┌──
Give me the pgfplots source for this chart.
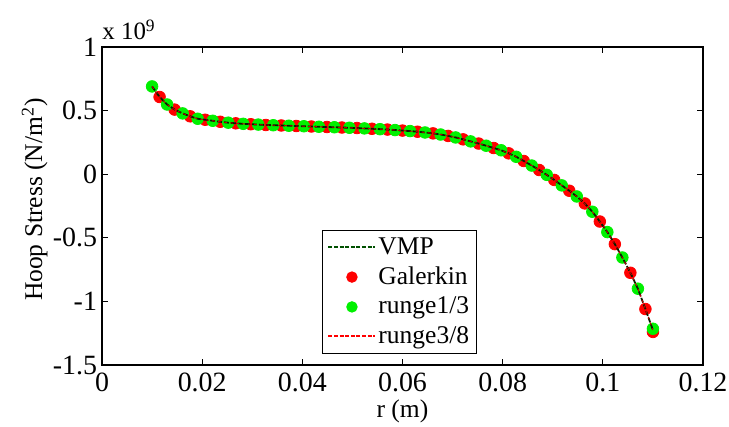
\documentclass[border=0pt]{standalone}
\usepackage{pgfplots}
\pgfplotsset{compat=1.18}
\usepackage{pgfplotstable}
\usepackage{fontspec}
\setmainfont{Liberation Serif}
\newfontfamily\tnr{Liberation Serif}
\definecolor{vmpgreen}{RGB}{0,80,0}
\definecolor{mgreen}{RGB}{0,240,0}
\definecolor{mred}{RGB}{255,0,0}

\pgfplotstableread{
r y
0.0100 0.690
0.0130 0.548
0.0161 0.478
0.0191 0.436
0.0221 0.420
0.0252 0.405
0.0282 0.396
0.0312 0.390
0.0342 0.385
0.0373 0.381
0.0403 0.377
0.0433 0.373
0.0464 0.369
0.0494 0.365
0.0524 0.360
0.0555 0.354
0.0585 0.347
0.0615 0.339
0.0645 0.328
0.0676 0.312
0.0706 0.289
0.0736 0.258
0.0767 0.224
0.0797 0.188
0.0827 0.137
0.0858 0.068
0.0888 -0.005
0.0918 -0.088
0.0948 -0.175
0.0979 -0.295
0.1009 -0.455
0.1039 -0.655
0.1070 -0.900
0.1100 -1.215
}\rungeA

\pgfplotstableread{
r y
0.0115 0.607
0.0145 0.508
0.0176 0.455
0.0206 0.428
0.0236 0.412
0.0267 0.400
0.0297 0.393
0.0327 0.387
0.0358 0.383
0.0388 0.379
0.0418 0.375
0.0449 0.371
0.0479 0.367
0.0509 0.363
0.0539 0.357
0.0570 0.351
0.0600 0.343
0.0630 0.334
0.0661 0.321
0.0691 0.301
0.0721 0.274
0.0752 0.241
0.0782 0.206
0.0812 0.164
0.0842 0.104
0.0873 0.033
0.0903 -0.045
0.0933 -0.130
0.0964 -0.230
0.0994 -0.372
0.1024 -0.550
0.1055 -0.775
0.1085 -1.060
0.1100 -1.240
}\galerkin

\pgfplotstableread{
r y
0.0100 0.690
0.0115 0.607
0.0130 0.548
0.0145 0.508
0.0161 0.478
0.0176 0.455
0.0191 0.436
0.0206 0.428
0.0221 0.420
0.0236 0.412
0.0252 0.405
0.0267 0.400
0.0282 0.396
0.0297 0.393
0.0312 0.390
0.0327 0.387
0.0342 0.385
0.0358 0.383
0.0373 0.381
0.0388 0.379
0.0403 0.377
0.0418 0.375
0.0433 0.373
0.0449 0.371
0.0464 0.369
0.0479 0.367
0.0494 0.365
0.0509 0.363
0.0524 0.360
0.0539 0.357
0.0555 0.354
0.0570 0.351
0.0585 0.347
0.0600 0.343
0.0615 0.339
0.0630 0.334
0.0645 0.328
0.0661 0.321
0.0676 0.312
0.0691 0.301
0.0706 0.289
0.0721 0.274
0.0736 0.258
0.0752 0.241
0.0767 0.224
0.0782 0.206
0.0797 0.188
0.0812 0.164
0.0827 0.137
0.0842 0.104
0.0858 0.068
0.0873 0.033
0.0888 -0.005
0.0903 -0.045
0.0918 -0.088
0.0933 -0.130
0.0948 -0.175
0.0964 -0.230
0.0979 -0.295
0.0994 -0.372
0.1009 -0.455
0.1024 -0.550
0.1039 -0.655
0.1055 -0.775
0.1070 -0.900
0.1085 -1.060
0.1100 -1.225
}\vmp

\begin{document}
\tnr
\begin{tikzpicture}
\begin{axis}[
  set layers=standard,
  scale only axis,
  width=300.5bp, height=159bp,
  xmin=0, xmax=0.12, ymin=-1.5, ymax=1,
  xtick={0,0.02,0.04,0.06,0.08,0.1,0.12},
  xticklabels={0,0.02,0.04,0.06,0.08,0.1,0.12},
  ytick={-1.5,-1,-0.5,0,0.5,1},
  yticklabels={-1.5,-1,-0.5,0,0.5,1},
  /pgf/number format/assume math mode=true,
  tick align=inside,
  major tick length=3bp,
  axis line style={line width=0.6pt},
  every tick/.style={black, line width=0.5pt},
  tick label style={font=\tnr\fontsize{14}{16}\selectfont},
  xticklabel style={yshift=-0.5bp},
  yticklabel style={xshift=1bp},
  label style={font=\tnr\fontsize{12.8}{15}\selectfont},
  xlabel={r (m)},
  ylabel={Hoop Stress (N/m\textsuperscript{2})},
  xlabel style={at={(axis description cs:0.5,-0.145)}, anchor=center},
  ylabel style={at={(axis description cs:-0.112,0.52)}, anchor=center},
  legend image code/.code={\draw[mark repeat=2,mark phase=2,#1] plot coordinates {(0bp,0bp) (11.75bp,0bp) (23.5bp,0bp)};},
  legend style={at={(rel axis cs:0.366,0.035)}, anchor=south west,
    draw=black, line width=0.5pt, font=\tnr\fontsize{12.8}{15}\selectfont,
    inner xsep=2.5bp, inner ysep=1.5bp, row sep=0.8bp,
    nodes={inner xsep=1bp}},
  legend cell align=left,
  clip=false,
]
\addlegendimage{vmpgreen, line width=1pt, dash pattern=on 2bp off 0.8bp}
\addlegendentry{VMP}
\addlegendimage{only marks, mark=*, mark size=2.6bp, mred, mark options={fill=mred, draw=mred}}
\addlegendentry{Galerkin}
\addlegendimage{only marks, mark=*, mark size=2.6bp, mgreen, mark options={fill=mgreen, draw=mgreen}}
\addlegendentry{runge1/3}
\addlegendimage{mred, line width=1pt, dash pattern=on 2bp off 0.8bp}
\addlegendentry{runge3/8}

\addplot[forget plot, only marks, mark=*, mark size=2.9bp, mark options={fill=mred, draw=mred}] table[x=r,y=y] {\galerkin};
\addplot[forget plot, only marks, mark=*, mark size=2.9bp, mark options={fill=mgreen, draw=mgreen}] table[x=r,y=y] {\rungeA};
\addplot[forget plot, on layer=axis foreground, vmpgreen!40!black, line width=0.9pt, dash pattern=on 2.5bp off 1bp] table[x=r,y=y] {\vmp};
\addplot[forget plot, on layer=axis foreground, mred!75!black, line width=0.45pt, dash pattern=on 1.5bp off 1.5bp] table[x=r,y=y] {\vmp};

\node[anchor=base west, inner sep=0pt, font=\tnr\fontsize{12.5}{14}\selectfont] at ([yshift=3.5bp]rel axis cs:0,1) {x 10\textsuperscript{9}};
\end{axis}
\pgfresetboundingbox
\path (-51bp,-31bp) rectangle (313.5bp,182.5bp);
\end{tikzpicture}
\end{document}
└──
> [What to do]:
Extract all the data above exactly, excluding every picture.

> [Result of the exercise]:
Give me the pgfplots source for this chart.
\documentclass[border=0pt]{standalone}
\usepackage{pgfplots}
\pgfplotsset{compat=1.18}
\usepackage{pgfplotstable}
\usepackage{fontspec}
\setmainfont{Liberation Serif}
\newfontfamily\tnr{Liberation Serif}
\definecolor{vmpgreen}{RGB}{0,80,0}
\definecolor{mgreen}{RGB}{0,240,0}
\definecolor{mred}{RGB}{255,0,0}

\pgfplotstableread{
r y
0.0100 0.690
0.0130 0.548
0.0161 0.478
0.0191 0.436
0.0221 0.420
0.0252 0.405
0.0282 0.396
0.0312 0.390
0.0342 0.385
0.0373 0.381
0.0403 0.377
0.0433 0.373
0.0464 0.369
0.0494 0.365
0.0524 0.360
0.0555 0.354
0.0585 0.347
0.0615 0.339
0.0645 0.328
0.0676 0.312
0.0706 0.289
0.0736 0.258
0.0767 0.224
0.0797 0.188
0.0827 0.137
0.0858 0.068
0.0888 -0.005
0.0918 -0.088
0.0948 -0.175
0.0979 -0.295
0.1009 -0.455
0.1039 -0.655
0.1070 -0.900
0.1100 -1.215
}\rungeA

\pgfplotstableread{
r y
0.0115 0.607
0.0145 0.508
0.0176 0.455
0.0206 0.428
0.0236 0.412
0.0267 0.400
0.0297 0.393
0.0327 0.387
0.0358 0.383
0.0388 0.379
0.0418 0.375
0.0449 0.371
0.0479 0.367
0.0509 0.363
0.0539 0.357
0.0570 0.351
0.0600 0.343
0.0630 0.334
0.0661 0.321
0.0691 0.301
0.0721 0.274
0.0752 0.241
0.0782 0.206
0.0812 0.164
0.0842 0.104
0.0873 0.033
0.0903 -0.045
0.0933 -0.130
0.0964 -0.230
0.0994 -0.372
0.1024 -0.550
0.1055 -0.775
0.1085 -1.060
0.1100 -1.240
}\galerkin

\pgfplotstableread{
r y
0.0100 0.690
0.0115 0.607
0.0130 0.548
0.0145 0.508
0.0161 0.478
0.0176 0.455
0.0191 0.436
0.0206 0.428
0.0221 0.420
0.0236 0.412
0.0252 0.405
0.0267 0.400
0.0282 0.396
0.0297 0.393
0.0312 0.390
0.0327 0.387
0.0342 0.385
0.0358 0.383
0.0373 0.381
0.0388 0.379
0.0403 0.377
0.0418 0.375
0.0433 0.373
0.0449 0.371
0.0464 0.369
0.0479 0.367
0.0494 0.365
0.0509 0.363
0.0524 0.360
0.0539 0.357
0.0555 0.354
0.0570 0.351
0.0585 0.347
0.0600 0.343
0.0615 0.339
0.0630 0.334
0.0645 0.328
0.0661 0.321
0.0676 0.312
0.0691 0.301
0.0706 0.289
0.0721 0.274
0.0736 0.258
0.0752 0.241
0.0767 0.224
0.0782 0.206
0.0797 0.188
0.0812 0.164
0.0827 0.137
0.0842 0.104
0.0858 0.068
0.0873 0.033
0.0888 -0.005
0.0903 -0.045
0.0918 -0.088
0.0933 -0.130
0.0948 -0.175
0.0964 -0.230
0.0979 -0.295
0.0994 -0.372
0.1009 -0.455
0.1024 -0.550
0.1039 -0.655
0.1055 -0.775
0.1070 -0.900
0.1085 -1.060
0.1100 -1.225
}\vmp

\begin{document}
\tnr
\begin{tikzpicture}
\begin{axis}[
  set layers=standard,
  scale only axis,
  width=300.5bp, height=159bp,
  xmin=0, xmax=0.12, ymin=-1.5, ymax=1,
  xtick={0,0.02,0.04,0.06,0.08,0.1,0.12},
  xticklabels={0,0.02,0.04,0.06,0.08,0.1,0.12},
  ytick={-1.5,-1,-0.5,0,0.5,1},
  yticklabels={-1.5,-1,-0.5,0,0.5,1},
  /pgf/number format/assume math mode=true,
  tick align=inside,
  major tick length=3bp,
  axis line style={line width=0.6pt},
  every tick/.style={black, line width=0.5pt},
  tick label style={font=\tnr\fontsize{14}{16}\selectfont},
  xticklabel style={yshift=-0.5bp},
  yticklabel style={xshift=1bp},
  label style={font=\tnr\fontsize{12.8}{15}\selectfont},
  xlabel={r (m)},
  ylabel={Hoop Stress (N/m\textsuperscript{2})},
  xlabel style={at={(axis description cs:0.5,-0.145)}, anchor=center},
  ylabel style={at={(axis description cs:-0.112,0.52)}, anchor=center},
  legend image code/.code={\draw[mark repeat=2,mark phase=2,#1] plot coordinates {(0bp,0bp) (11.75bp,0bp) (23.5bp,0bp)};},
  legend style={at={(rel axis cs:0.366,0.035)}, anchor=south west,
    draw=black, line width=0.5pt, font=\tnr\fontsize{12.8}{15}\selectfont,
    inner xsep=2.5bp, inner ysep=1.5bp, row sep=0.8bp,
    nodes={inner xsep=1bp}},
  legend cell align=left,
  clip=false,
]
\addlegendimage{vmpgreen, line width=1pt, dash pattern=on 2bp off 0.8bp}
\addlegendentry{VMP}
\addlegendimage{only marks, mark=*, mark size=2.6bp, mred, mark options={fill=mred, draw=mred}}
\addlegendentry{Galerkin}
\addlegendimage{only marks, mark=*, mark size=2.6bp, mgreen, mark options={fill=mgreen, draw=mgreen}}
\addlegendentry{runge1/3}
\addlegendimage{mred, line width=1pt, dash pattern=on 2bp off 0.8bp}
\addlegendentry{runge3/8}

\addplot[forget plot, only marks, mark=*, mark size=2.9bp, mark options={fill=mred, draw=mred}] table[x=r,y=y] {\galerkin};
\addplot[forget plot, only marks, mark=*, mark size=2.9bp, mark options={fill=mgreen, draw=mgreen}] table[x=r,y=y] {\rungeA};
\addplot[forget plot, on layer=axis foreground, vmpgreen!40!black, line width=0.9pt, dash pattern=on 2.5bp off 1bp] table[x=r,y=y] {\vmp};
\addplot[forget plot, on layer=axis foreground, mred!75!black, line width=0.45pt, dash pattern=on 1.5bp off 1.5bp] table[x=r,y=y] {\vmp};

\node[anchor=base west, inner sep=0pt, font=\tnr\fontsize{12.5}{14}\selectfont] at ([yshift=3.5bp]rel axis cs:0,1) {x 10\textsuperscript{9}};
\end{axis}
\pgfresetboundingbox
\path (-51bp,-31bp) rectangle (313.5bp,182.5bp);
\end{tikzpicture}
\end{document}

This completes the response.